• [SHORT PROBLEM]: Check every line of the data below for the string "with", and copy the ones that hold it.
--- start of MATERIAL FOR THIS EXERCISE ---
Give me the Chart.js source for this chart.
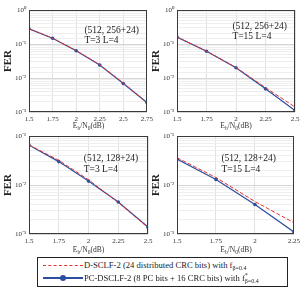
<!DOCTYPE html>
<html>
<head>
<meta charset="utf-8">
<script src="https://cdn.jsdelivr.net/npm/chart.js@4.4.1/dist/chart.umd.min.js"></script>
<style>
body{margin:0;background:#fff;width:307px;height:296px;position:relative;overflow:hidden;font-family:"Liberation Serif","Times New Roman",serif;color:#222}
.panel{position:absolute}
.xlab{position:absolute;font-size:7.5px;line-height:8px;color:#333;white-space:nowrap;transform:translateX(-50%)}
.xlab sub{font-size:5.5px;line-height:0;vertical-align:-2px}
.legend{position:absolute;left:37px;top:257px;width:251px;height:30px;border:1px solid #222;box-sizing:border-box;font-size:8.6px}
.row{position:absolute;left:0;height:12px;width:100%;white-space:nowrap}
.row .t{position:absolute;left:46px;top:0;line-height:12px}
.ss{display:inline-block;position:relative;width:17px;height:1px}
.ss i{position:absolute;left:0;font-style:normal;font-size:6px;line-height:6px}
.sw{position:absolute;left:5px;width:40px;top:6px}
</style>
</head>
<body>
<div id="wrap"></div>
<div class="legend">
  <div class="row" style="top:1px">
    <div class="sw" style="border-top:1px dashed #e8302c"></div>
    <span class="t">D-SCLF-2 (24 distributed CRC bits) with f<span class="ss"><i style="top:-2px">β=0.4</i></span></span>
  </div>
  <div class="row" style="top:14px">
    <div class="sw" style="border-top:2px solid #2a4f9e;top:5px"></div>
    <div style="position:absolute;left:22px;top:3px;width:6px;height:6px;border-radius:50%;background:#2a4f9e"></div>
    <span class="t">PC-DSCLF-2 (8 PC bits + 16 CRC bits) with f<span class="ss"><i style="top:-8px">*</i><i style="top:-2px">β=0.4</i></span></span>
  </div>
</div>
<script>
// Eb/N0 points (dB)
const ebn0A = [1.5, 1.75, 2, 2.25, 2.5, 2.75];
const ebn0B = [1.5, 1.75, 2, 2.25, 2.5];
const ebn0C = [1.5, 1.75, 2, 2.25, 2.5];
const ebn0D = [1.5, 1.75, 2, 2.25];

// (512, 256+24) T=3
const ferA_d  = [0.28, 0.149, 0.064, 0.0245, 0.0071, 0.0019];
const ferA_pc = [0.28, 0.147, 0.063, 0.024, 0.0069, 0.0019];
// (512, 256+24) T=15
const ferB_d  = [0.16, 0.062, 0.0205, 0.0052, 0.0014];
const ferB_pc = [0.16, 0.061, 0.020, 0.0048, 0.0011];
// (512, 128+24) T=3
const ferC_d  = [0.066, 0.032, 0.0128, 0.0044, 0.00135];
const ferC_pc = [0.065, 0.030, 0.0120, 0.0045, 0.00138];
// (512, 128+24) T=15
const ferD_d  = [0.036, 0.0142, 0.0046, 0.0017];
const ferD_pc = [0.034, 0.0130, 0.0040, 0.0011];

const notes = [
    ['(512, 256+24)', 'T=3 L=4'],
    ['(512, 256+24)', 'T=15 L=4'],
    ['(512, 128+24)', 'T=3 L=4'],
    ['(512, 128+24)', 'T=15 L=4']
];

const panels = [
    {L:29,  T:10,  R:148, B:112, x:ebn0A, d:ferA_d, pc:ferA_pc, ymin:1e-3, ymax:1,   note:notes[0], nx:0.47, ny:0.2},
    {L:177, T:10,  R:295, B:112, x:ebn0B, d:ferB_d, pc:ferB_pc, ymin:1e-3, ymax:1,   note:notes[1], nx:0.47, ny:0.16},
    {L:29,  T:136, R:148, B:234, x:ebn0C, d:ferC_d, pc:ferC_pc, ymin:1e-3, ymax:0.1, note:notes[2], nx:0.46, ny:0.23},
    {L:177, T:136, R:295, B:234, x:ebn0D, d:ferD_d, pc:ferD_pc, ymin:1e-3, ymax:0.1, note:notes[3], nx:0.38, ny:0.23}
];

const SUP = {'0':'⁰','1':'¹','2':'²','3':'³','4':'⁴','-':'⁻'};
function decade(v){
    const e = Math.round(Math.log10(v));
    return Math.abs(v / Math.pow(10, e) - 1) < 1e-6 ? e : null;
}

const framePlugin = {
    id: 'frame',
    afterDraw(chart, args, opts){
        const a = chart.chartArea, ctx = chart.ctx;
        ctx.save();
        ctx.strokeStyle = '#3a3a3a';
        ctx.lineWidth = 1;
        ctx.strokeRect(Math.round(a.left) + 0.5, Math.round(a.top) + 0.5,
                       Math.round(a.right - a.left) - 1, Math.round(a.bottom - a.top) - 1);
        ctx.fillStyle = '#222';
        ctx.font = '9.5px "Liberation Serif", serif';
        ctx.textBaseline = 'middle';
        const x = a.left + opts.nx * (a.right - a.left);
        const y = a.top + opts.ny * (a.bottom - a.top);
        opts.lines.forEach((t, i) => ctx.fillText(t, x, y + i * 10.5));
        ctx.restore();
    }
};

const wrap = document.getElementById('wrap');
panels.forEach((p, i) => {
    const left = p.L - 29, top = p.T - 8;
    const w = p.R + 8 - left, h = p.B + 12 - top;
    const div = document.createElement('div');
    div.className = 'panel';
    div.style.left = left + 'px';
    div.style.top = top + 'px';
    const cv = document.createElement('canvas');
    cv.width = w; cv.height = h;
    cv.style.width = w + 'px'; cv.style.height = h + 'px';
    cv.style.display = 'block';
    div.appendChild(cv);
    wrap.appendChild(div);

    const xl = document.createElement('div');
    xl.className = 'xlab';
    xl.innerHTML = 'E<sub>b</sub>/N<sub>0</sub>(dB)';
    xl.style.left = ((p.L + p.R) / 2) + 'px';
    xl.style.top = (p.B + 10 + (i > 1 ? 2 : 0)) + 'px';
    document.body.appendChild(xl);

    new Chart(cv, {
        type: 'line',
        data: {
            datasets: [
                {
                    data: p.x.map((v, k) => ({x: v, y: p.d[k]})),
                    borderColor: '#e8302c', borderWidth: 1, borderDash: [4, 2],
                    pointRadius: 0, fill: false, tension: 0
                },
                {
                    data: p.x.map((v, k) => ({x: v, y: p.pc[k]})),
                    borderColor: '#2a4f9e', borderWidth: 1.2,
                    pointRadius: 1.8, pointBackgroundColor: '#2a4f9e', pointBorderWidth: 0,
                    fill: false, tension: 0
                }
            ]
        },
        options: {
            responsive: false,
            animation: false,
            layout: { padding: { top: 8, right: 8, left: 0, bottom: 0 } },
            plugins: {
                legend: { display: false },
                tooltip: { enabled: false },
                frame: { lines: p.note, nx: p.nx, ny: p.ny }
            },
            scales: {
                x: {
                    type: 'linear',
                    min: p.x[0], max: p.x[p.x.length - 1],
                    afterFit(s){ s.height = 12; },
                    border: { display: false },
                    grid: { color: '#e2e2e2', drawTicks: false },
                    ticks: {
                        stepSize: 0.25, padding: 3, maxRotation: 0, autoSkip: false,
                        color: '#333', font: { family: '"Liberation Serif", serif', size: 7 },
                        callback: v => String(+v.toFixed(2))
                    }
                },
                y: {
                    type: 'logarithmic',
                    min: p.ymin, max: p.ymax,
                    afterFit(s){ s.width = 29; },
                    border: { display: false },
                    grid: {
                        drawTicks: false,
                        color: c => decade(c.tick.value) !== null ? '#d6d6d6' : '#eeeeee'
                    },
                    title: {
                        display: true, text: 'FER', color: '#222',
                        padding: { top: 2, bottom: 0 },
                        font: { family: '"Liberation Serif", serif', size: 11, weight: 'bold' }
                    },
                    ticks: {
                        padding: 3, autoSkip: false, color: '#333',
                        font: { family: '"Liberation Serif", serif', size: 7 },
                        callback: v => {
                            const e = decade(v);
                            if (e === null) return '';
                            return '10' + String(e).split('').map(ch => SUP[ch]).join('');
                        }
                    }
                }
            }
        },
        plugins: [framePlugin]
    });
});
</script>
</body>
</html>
--- end of MATERIAL FOR THIS EXERCISE ---
--- start of MATERIAL FOR THIS EXERCISE ---
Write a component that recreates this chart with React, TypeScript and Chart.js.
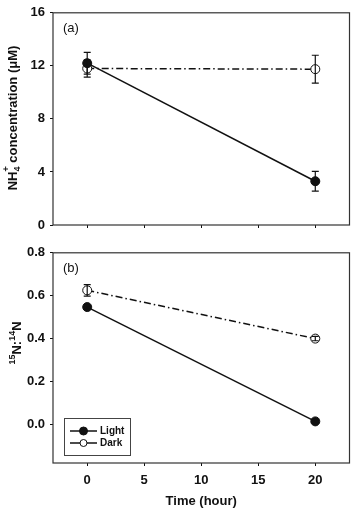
--- end of MATERIAL FOR THIS EXERCISE ---
• [EXPECTED OUTPUT]:
    <span class="t">D-SCLF-2 (24 distributed CRC bits) with f<span class="ss"><i style="top:-2px">β=0.4</i></span></span>
    <span class="t">PC-DSCLF-2 (8 PC bits + 16 CRC bits) with f<span class="ss"><i style="top:-8px">*</i><i style="top:-2px">β=0.4</i></span></span>
Write a component that recreates this chart with React, TypeScript and Chart.js.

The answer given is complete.